## What is expected
Set down the full listing exactly as given. Any pictures are to be left out.

## Source data
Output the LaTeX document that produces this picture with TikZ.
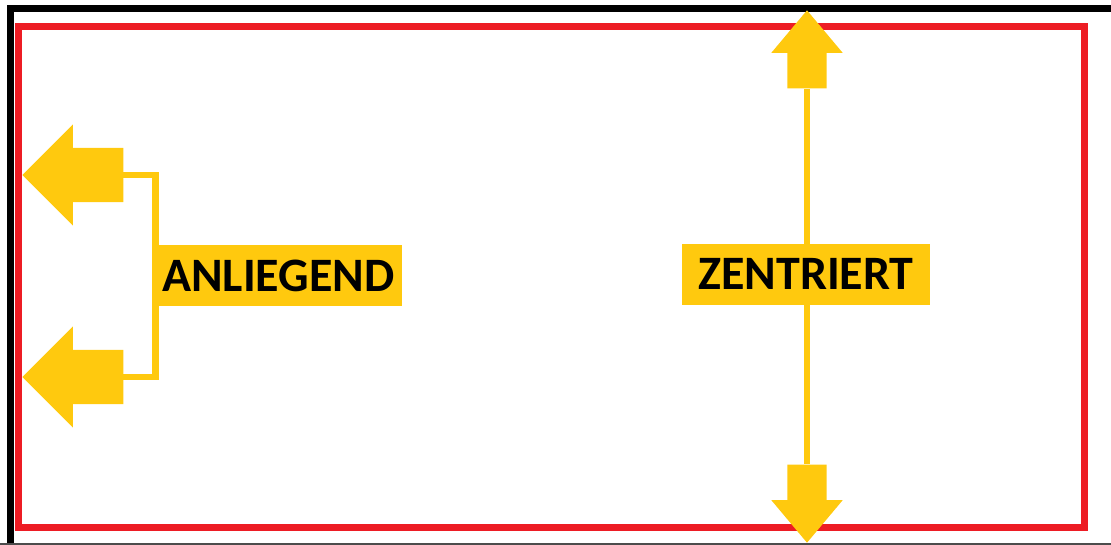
\documentclass[tikz,border=0pt]{standalone}
\usepackage{fontspec}
\setmainfont{Carlito}
\usetikzlibrary{shapes.arrows,positioning}

\definecolor{markgold}{HTML}{FFC90E}
\definecolor{framered}{HTML}{ED1C24}

\begin{document}
\begin{tikzpicture}[x=1pt,y=-1pt,
  side arrow/.style={single arrow,fill=markgold,inner xsep=0pt,inner ysep=27pt,
    minimum height=101,minimum width=101,single arrow head extend=23.5,
    single arrow tip angle=90,shape border rotate=180,anchor=tip},
  axis arrow/.style={single arrow,fill=markgold,inner ysep=0pt,inner xsep=19.5pt,
    minimum height=78,minimum width=71,single arrow head extend=16,
    single arrow tip angle=80,anchor=tip},
  tag node/.style={rectangle,fill=markgold,inner sep=0pt,
    minimum width=248,minimum height=61,
    font=\fontsize{48}{50}\selectfont\bfseries},
  link/.style={draw=markgold,line width=6.5}]

  \useasboundingbox (0,0) rectangle (1111,544);
  \clip (0,0) rectangle (1111,544);

  % frames
  \draw[line width=7] (10.5,560) -- (10.5,8.5) -- (1120,8.5);
  \draw[line width=2,black!70] (0,544) -- (1111,544);
  \draw[framered,line width=7] (18,26.5) rectangle (1084.5,527);

  % left side: anliegend
  \node[side arrow] (lt) at (22,175) {};
  \node[side arrow] (lb) at (22,377) {};
  \path[link] (lt.tail) -- ++(32,0) coordinate (bend) |- (lb.tail);
  \node[tag node,anchor=west] (anl) at (154,275.5) {ANLIEGEND};

  % middle: zentriert
  \node[axis arrow,shape border rotate=90]  (up)   at (807,10) {};
  \node[axis arrow,shape border rotate=270] (down) at (807,543) {};
  \path[link] (up.tail) -- (down.tail);
  \node[tag node] (zen) at (806,274) {ZENTRIERT};

\end{tikzpicture}
\end{document}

## Answer to the exercise
Output the LaTeX document that produces this picture with TikZ.
\documentclass[tikz,border=0pt]{standalone}
\usepackage{fontspec}
\setmainfont{Carlito}
\usetikzlibrary{shapes.arrows,positioning}

\definecolor{markgold}{HTML}{FFC90E}
\definecolor{framered}{HTML}{ED1C24}

\begin{document}
\begin{tikzpicture}[x=1pt,y=-1pt,
  side arrow/.style={single arrow,fill=markgold,inner xsep=0pt,inner ysep=27pt,
    minimum height=101,minimum width=101,single arrow head extend=23.5,
    single arrow tip angle=90,shape border rotate=180,anchor=tip},
  axis arrow/.style={single arrow,fill=markgold,inner ysep=0pt,inner xsep=19.5pt,
    minimum height=78,minimum width=71,single arrow head extend=16,
    single arrow tip angle=80,anchor=tip},
  tag node/.style={rectangle,fill=markgold,inner sep=0pt,
    minimum width=248,minimum height=61,
    font=\fontsize{48}{50}\selectfont\bfseries},
  link/.style={draw=markgold,line width=6.5}]

  \useasboundingbox (0,0) rectangle (1111,544);
  \clip (0,0) rectangle (1111,544);

  % frames
  \draw[line width=7] (10.5,560) -- (10.5,8.5) -- (1120,8.5);
  \draw[line width=2,black!70] (0,544) -- (1111,544);
  \draw[framered,line width=7] (18,26.5) rectangle (1084.5,527);

  % left side: anliegend
  \node[side arrow] (lt) at (22,175) {};
  \node[side arrow] (lb) at (22,377) {};
  \path[link] (lt.tail) -- ++(32,0) coordinate (bend) |- (lb.tail);
  \node[tag node,anchor=west] (anl) at (154,275.5) {ANLIEGEND};

  % middle: zentriert
  \node[axis arrow,shape border rotate=90]  (up)   at (807,10) {};
  \node[axis arrow,shape border rotate=270] (down) at (807,543) {};
  \path[link] (up.tail) -- (down.tail);
  \node[tag node] (zen) at (806,274) {ZENTRIERT};

\end{tikzpicture}
\end{document}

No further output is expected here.